If, for instance, you cannot live without photoshop, and are not prepared to try the Linux solutions, then you can't live without Windows. You might also have spreadsheet stuff that depends on real Excel, or that you don't trust to the Libre Office equivalent.
I detest Libre Office, by the way... because it's too like Microsoft!
Also I just namedropped Mint since it's apparently more For Dummies^TM than Ubuntu, but I _was_ trained to use the latter... back in 2005 or so. Been a while.
Haha, I've been on GDocs for a while now, @Thad E Ginathom, though I have to admit that being unable to run them offline has been a massive inconvenience given my internet quality, thereby necessitating fallback on my MSOffice subscription (courtesy of family).

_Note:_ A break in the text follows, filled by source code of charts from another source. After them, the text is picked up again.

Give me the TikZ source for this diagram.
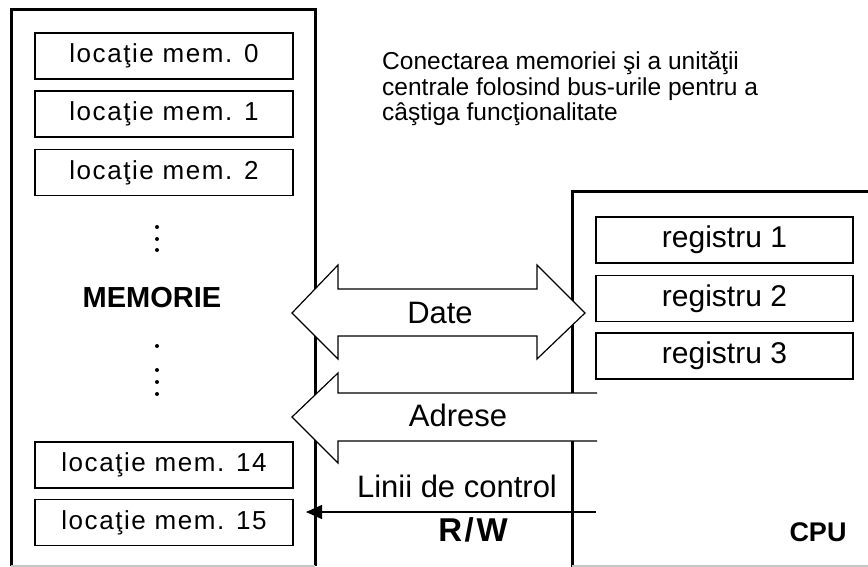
\documentclass[tikz,border=0pt]{standalone}
\usepackage{fontspec}
\setmainfont{Liberation Sans}
\usetikzlibrary{arrows.meta}

\begin{document}
\begin{tikzpicture}[x=1pt,y=-1pt]
				\tikzstyle{every node}=[inner sep=0pt]
				\tikzstyle{memcell}=[draw,line width=1.2pt,minimum width=258pt,minimum height=46pt,
				font=\fontsize{26}{27}\selectfont\addfontfeature{LetterSpace=6}]
				\tikzstyle{regbox}=[draw,line width=1.2pt,minimum width=257pt,minimum height=46pt,
				font=\fontsize{30}{31}\selectfont]
				\tikzstyle{buslabel}=[font=\fontsize{31}{32}\selectfont]
				\tikzstyle{biglabel}=[font=\bfseries\fontsize{29}{30}\selectfont]
				\tikzstyle{outline}=[line width=3pt]
				\tikzstyle{busline}=[line width=1.2pt]
				\useasboundingbox (0,0) rectangle (868,567);
				% memoria
				\draw[outline] (11,566) |- (315,10) -- (315,566);
				\draw[gray!45,line width=1.5pt] (11,566) -- (315,566);
				\node[memcell] (loc0) at (164,56) {locaţie mem. 0};
				\node[memcell] (loc1) at (164,114) {locaţie mem. 1};
				\node[memcell] (loc2) at (164,172.5) {locaţie mem. 2};
				\node[memcell] (loc14) at (164,465) {locaţie mem. 14};
				\node[memcell] (loc15) at (164,522.5) {locaţie mem. 15};
				\foreach \y in {227,239,250,346,370,382,394}
					\fill (157,\y) circle (2pt);
				\node[biglabel] (mem) at (152,298) {MEMORIE};
				% unitatea centrala
				\draw[outline] (572,567) |- (868,192);
				\draw[gray!45,line width=1.5pt] (572,566) -- (868,566);
				\node[regbox] (reg1) at (724.5,240) {registru 1};
				\node[regbox] (reg2) at (724.5,298.5) {registru 2};
				\node[regbox] (reg3) at (724.5,356) {registru 3};
				\node[biglabel,font=\bfseries\fontsize{27}{28}\selectfont] (cpu) at (818,532) {CPU};
				% bus de date
				\draw[busline,fill=white] (292,313) -- (338,265) -- (338,289) -- (537,289) -- (537,265)
					-- (585,313) -- (537,359) -- (537,336) -- (338,336) -- (338,359) -- cycle;
				\node[buslabel] (date) at (440,313) {Date};
				% bus de adrese
				\fill[white] (597,393) -- (338,393) -- (338,373) -- (292,417) -- (338,463) -- (338,441) -- (597,441) -- cycle;
				\draw[busline] (597,393) -- (338,393) -- (338,373) -- (292,417) -- (338,463) -- (338,441) -- (597,441);
				\node[buslabel] (adr) at (458,415) {Adrese};
				% linii de control
				\coordinate (ctlcpu) at (596,512);
				\coordinate (ctlmem) at (306,512);
				\draw[busline,-{Triangle[length=16pt,width=14pt]}] (ctlcpu) -- (ctlmem);
				\node[buslabel] (ctl) at (457,486) {Linii de control};
				\node[biglabel,font=\bfseries\fontsize{33}{34}\selectfont\addfontfeature{LetterSpace=8}] (rw) at (473,530) {R/W};
				% titlu
				\node[anchor=west,align=left,font=\fontsize{24.5}{25.5}\selectfont] (titlu) at (382,89)
					{Conectarea memoriei şi a unităţii\\centrale folosind bus-urile pentru a\\câştiga funcţionalitate};
\end{tikzpicture}
\end{document}
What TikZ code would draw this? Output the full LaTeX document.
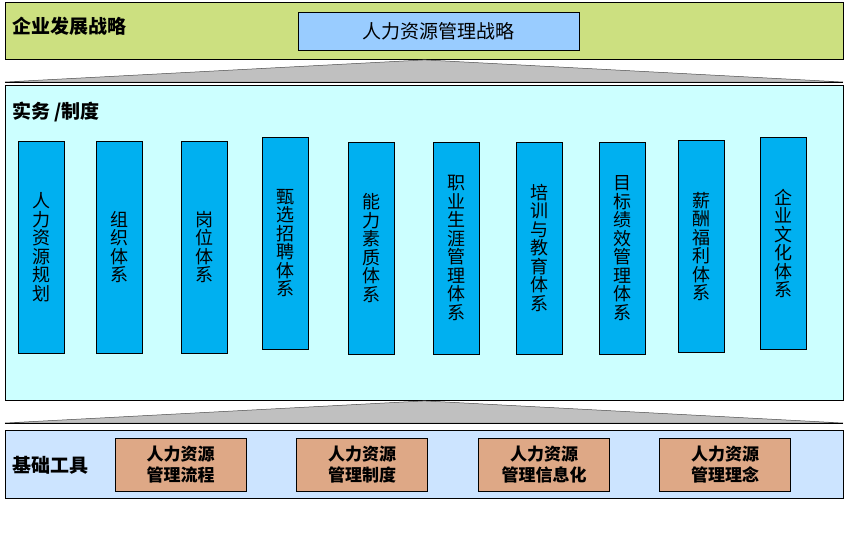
\documentclass[tikz,border=0pt]{standalone}
\usepackage{fontspec}
\setmainfont{Noto Sans CJK SC}
\usetikzlibrary{calc}

\definecolor{stratbg}{RGB}{204,224,128}
\definecolor{hrbox}{RGB}{153,204,255}
\definecolor{practbg}{RGB}{204,255,255}
\definecolor{colfill}{RGB}{0,176,240}
\definecolor{toolbg}{RGB}{204,228,255}
\definecolor{toolfill}{RGB}{222,168,134}
\definecolor{tri}{RGB}{192,192,192}

\begin{document}
\begin{tikzpicture}[x=1pt, y=-1pt,
  band/.style={draw=black, line width=0.9pt, inner sep=0pt, minimum width=838, anchor=north west},
  head/.style={font=\fontsize{19}{19}\selectfont\bfseries, anchor=west, inner sep=0pt},
  sysbar/.style={draw=black, line width=0.8pt, fill=colfill, inner sep=0pt,
    minimum width=46, minimum height=212, align=center,
    font=\fontsize{18}{18.5}\selectfont},
  toolbox/.style={draw=black, line width=0.8pt, fill=toolfill, inner sep=0pt,
    minimum width=131, minimum height=53, align=center,
    font=\fontsize{17}{21.5}\selectfont\bfseries},
  pyramid/.style={fill=tri, draw=black!70, line width=0.5pt},
]
\useasboundingbox (0,0) rectangle (848,546);

% ======================= Row 1: strategy =======================
\node[band, fill=stratbg, minimum height=57] (stratband) at (5,2) {};
\node[head] (stratlabel) at (12,26) {企业发展战略};
\node[draw=black, line width=0.8pt, fill=hrbox, minimum width=281, minimum height=38,
  inner sep=0pt, font=\fontsize{19}{19}\selectfont] (hrstrat) at (438.5,31) {人力资源管理战略};

% ======================= Row 2: practice / systems =============
\coordinate (topL) at (5,82);
\coordinate (topR) at (843,82);
\draw[pyramid] (stratband.south) -- (topR) -- (topL) -- cycle;
\draw[line width=1pt] (topL) -- (topR);

\node[band, fill=practbg, minimum height=315] (practband) at (5,85) {};
\node[head] (practlabel) at (12,112) {实务 /制度};

\node[sysbar] (c1)  at (41,247)    {人\\力\\资\\源\\规\\划};
\node[sysbar] (c2)  at (119,247)   {组\\织\\体\\系};
\node[sysbar] (c3)  at (204,247)   {岗\\位\\体\\系};
\node[sysbar] (c4)  at (285,243)   {甄\\选\\招\\聘\\体\\系};
\node[sysbar] (c5)  at (371,248)   {能\\力\\素\\质\\体\\系};
\node[sysbar] (c6)  at (456,248)   {职\\业\\生\\涯\\管\\理\\体\\系};
\node[sysbar] (c7)  at (539.5,248) {培\\训\\与\\教\\育\\体\\系};
\node[sysbar] (c8)  at (622.5,248) {目\\标\\绩\\效\\管\\理\\体\\系};
\node[sysbar] (c9)  at (701,246.5) {薪\\酬\\福\\利\\体\\系};
\node[sysbar] (c10) at (783,243.5) {企\\业\\文\\化\\体\\系};

% ======================= Row 3: base tools =====================
\coordinate (botL) at (5,423);
\coordinate (botR) at (843,423);
\draw[pyramid] (practband.south) -- (botR) -- (botL) -- cycle;
\draw[line width=1pt] (botL) -- (botR);

\node[band, fill=toolbg, minimum height=68] (toolband) at (5,430) {};
\node[head] (toollabel) at (12,465) {基础工具};

\node[toolbox] (t1) at (180.5,464.5) {人力资源\\管理流程};
\node[toolbox] (t2) at (362,464.5)   {人力资源\\管理制度};
\node[toolbox] (t3) at (544,464.5)   {人力资源\\管理信息化};
\node[toolbox] (t4) at (725,464.5)   {人力资源\\管理理念};

\end{tikzpicture}
\end{document}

Dammit yeah I kinda need PS, but I'll look into how hard alternatives will be to adapt to. I've been on CS2 cuz it was legally free on GOG.com ages ago
I use Mint. With smatterings of KXStudio for audio stuff.
I use Mint with MATE desktop, because, much as I hate Microsoft, I think that the user-interface principles of W2K didn't need any improving. And I use a window manager called Compiz, which does lots I don't want but one or two things I can't live without. And a window decorator called Emerald, which tweaks the aesthetic.
If all that sounds complex... it is, a bit. But I've developed it over a decade or so of Linux use. Bit by bit, it wasn't complicated. But I do scratch my head if I have to rebuild my environment from a clean slate.
Yup this is what I was concerned about, how much tweaking would be involved. I'm reasonably sure I'll be able to learn once I dedicate enough actual brainpower to it, but I'm a creature of habit and Big Corp releases seem to lend themselves to laziness, crap as they can be about security.
As for the program compatibility... yeah I might just run Win10 off an ext drive once I can afford a copy I guess.
I use GIMP for image editing. Along with the G'MIC plugin. Good for editing cover art scans. G'MIC has good descreen and content aware fill. GIMP and G'MIC will work on Linux or Windows.
I would keep one Windows machine for "corporate use" and the few things that are still worth keeping. Make sure it is easy to work on like a Lenovo T/W-series or HP-business laptop. Just update it regularly and it should be fine...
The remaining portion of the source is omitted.